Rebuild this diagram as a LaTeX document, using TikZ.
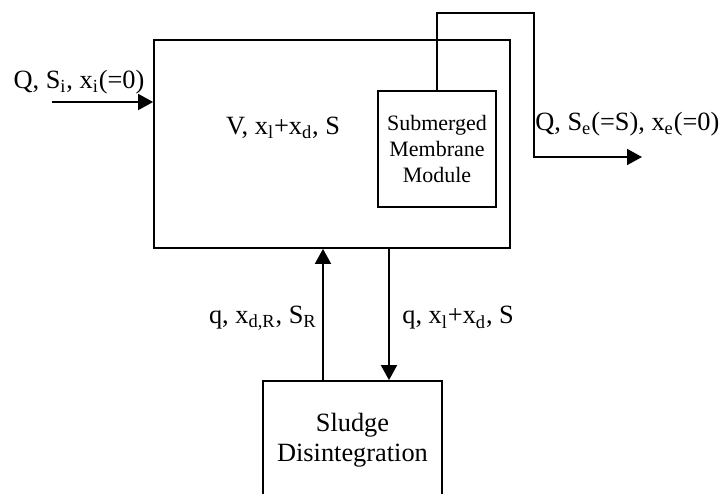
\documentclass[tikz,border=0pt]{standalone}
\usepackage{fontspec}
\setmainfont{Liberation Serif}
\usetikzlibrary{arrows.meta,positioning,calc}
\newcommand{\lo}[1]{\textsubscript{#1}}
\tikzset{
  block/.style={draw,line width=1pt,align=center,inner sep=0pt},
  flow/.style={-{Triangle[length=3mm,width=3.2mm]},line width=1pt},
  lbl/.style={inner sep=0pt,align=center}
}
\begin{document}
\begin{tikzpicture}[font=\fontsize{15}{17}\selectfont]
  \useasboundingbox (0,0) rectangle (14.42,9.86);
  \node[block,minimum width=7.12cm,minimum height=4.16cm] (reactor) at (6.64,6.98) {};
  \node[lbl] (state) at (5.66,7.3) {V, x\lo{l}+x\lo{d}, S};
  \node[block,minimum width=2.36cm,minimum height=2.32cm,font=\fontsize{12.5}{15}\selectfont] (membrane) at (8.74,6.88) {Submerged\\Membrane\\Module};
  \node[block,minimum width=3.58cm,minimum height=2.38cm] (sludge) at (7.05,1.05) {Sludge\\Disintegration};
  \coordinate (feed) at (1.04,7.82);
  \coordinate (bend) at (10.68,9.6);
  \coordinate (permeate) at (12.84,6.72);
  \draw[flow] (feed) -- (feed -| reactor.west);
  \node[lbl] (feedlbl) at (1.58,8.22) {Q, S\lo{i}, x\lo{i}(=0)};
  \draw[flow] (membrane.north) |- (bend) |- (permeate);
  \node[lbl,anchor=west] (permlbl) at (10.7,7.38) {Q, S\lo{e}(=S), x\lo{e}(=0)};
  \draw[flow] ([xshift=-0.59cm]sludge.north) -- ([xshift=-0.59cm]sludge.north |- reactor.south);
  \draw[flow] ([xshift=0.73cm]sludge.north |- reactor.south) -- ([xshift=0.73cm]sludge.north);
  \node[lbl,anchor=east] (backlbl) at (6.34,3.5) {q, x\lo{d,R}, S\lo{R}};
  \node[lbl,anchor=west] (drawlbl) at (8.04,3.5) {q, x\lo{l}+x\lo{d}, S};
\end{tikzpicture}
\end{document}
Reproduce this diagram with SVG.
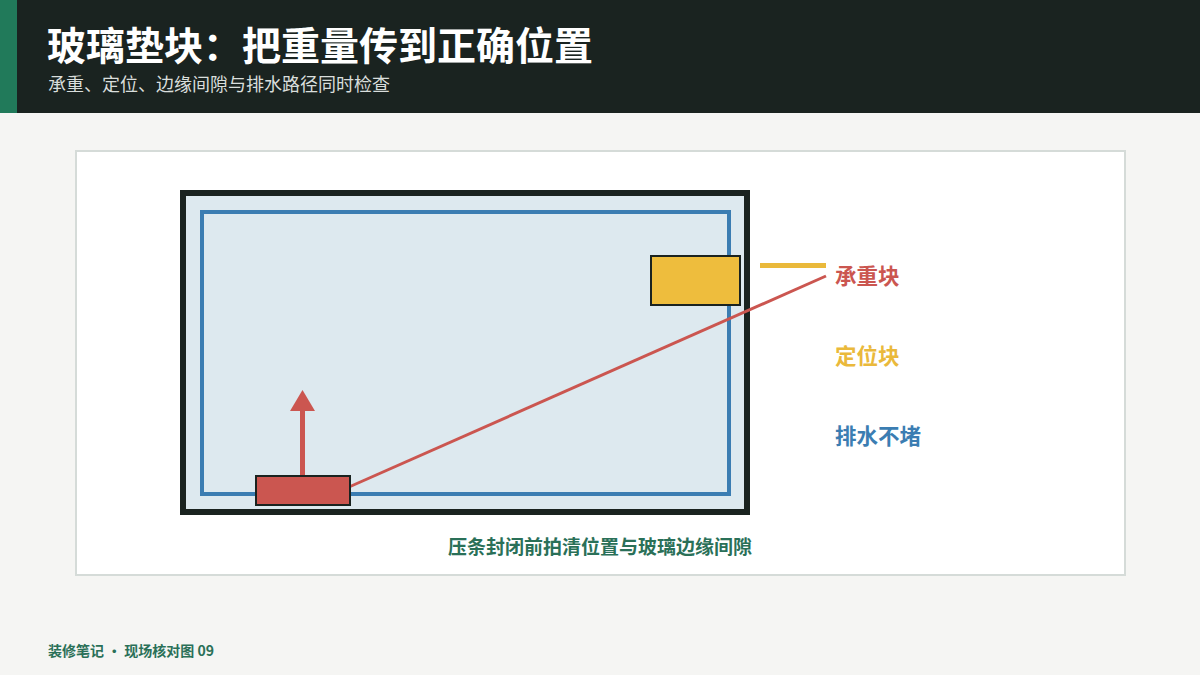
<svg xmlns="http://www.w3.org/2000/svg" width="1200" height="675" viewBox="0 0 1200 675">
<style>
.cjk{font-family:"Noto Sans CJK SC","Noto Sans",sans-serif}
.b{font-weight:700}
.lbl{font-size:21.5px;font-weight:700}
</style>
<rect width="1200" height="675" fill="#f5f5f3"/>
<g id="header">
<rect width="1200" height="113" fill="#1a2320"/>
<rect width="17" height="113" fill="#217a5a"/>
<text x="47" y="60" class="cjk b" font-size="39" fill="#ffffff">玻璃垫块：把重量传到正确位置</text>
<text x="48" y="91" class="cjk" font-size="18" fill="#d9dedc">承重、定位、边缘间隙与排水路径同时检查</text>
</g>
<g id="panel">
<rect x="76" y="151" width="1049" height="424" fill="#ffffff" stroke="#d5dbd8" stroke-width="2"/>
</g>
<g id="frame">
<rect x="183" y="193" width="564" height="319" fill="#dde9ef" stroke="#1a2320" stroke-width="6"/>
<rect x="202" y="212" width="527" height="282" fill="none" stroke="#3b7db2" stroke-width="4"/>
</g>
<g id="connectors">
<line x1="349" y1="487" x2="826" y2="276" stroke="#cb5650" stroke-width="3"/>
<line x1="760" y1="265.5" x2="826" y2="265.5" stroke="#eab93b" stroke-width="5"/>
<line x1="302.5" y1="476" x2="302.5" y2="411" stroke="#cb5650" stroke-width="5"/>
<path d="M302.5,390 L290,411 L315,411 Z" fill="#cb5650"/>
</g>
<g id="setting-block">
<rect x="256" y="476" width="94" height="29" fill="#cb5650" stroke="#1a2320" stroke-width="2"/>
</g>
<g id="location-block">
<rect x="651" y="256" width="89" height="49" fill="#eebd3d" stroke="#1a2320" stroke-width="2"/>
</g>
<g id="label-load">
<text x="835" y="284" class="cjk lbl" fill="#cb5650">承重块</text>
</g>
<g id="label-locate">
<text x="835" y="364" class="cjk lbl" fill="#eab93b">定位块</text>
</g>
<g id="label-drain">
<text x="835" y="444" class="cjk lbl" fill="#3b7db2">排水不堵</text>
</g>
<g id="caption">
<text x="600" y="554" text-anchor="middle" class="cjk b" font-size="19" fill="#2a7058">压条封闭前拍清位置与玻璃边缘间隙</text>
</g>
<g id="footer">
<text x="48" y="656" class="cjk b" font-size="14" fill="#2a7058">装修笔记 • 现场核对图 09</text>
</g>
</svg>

※ ※ ※

TO DO: Output the entries above exactly, without their pictures.

FINISHED TASK:
Rebuild this diagram as a LaTeX document, using TikZ.
\documentclass[tikz,border=0pt]{standalone}
\usepackage{fontspec}
\setmainfont{Liberation Serif}
\usetikzlibrary{arrows.meta,positioning,calc}
\newcommand{\lo}[1]{\textsubscript{#1}}
\tikzset{
  block/.style={draw,line width=1pt,align=center,inner sep=0pt},
  flow/.style={-{Triangle[length=3mm,width=3.2mm]},line width=1pt},
  lbl/.style={inner sep=0pt,align=center}
}
\begin{document}
\begin{tikzpicture}[font=\fontsize{15}{17}\selectfont]
  \useasboundingbox (0,0) rectangle (14.42,9.86);
  \node[block,minimum width=7.12cm,minimum height=4.16cm] (reactor) at (6.64,6.98) {};
  \node[lbl] (state) at (5.66,7.3) {V, x\lo{l}+x\lo{d}, S};
  \node[block,minimum width=2.36cm,minimum height=2.32cm,font=\fontsize{12.5}{15}\selectfont] (membrane) at (8.74,6.88) {Submerged\\Membrane\\Module};
  \node[block,minimum width=3.58cm,minimum height=2.38cm] (sludge) at (7.05,1.05) {Sludge\\Disintegration};
  \coordinate (feed) at (1.04,7.82);
  \coordinate (bend) at (10.68,9.6);
  \coordinate (permeate) at (12.84,6.72);
  \draw[flow] (feed) -- (feed -| reactor.west);
  \node[lbl] (feedlbl) at (1.58,8.22) {Q, S\lo{i}, x\lo{i}(=0)};
  \draw[flow] (membrane.north) |- (bend) |- (permeate);
  \node[lbl,anchor=west] (permlbl) at (10.7,7.38) {Q, S\lo{e}(=S), x\lo{e}(=0)};
  \draw[flow] ([xshift=-0.59cm]sludge.north) -- ([xshift=-0.59cm]sludge.north |- reactor.south);
  \draw[flow] ([xshift=0.73cm]sludge.north |- reactor.south) -- ([xshift=0.73cm]sludge.north);
  \node[lbl,anchor=east] (backlbl) at (6.34,3.5) {q, x\lo{d,R}, S\lo{R}};
  \node[lbl,anchor=west] (drawlbl) at (8.04,3.5) {q, x\lo{l}+x\lo{d}, S};
\end{tikzpicture}
\end{document}
Reproduce this diagram with SVG.
<svg xmlns="http://www.w3.org/2000/svg" width="1200" height="675" viewBox="0 0 1200 675">
<style>
.cjk{font-family:"Noto Sans CJK SC","Noto Sans",sans-serif}
.b{font-weight:700}
.lbl{font-size:21.5px;font-weight:700}
</style>
<rect width="1200" height="675" fill="#f5f5f3"/>
<g id="header">
<rect width="1200" height="113" fill="#1a2320"/>
<rect width="17" height="113" fill="#217a5a"/>
<text x="47" y="60" class="cjk b" font-size="39" fill="#ffffff">玻璃垫块：把重量传到正确位置</text>
<text x="48" y="91" class="cjk" font-size="18" fill="#d9dedc">承重、定位、边缘间隙与排水路径同时检查</text>
</g>
<g id="panel">
<rect x="76" y="151" width="1049" height="424" fill="#ffffff" stroke="#d5dbd8" stroke-width="2"/>
</g>
<g id="frame">
<rect x="183" y="193" width="564" height="319" fill="#dde9ef" stroke="#1a2320" stroke-width="6"/>
<rect x="202" y="212" width="527" height="282" fill="none" stroke="#3b7db2" stroke-width="4"/>
</g>
<g id="connectors">
<line x1="349" y1="487" x2="826" y2="276" stroke="#cb5650" stroke-width="3"/>
<line x1="760" y1="265.5" x2="826" y2="265.5" stroke="#eab93b" stroke-width="5"/>
<line x1="302.5" y1="476" x2="302.5" y2="411" stroke="#cb5650" stroke-width="5"/>
<path d="M302.5,390 L290,411 L315,411 Z" fill="#cb5650"/>
</g>
<g id="setting-block">
<rect x="256" y="476" width="94" height="29" fill="#cb5650" stroke="#1a2320" stroke-width="2"/>
</g>
<g id="location-block">
<rect x="651" y="256" width="89" height="49" fill="#eebd3d" stroke="#1a2320" stroke-width="2"/>
</g>
<g id="label-load">
<text x="835" y="284" class="cjk lbl" fill="#cb5650">承重块</text>
</g>
<g id="label-locate">
<text x="835" y="364" class="cjk lbl" fill="#eab93b">定位块</text>
</g>
<g id="label-drain">
<text x="835" y="444" class="cjk lbl" fill="#3b7db2">排水不堵</text>
</g>
<g id="caption">
<text x="600" y="554" text-anchor="middle" class="cjk b" font-size="19" fill="#2a7058">压条封闭前拍清位置与玻璃边缘间隙</text>
</g>
<g id="footer">
<text x="48" y="656" class="cjk b" font-size="14" fill="#2a7058">装修笔记 • 现场核对图 09</text>
</g>
</svg>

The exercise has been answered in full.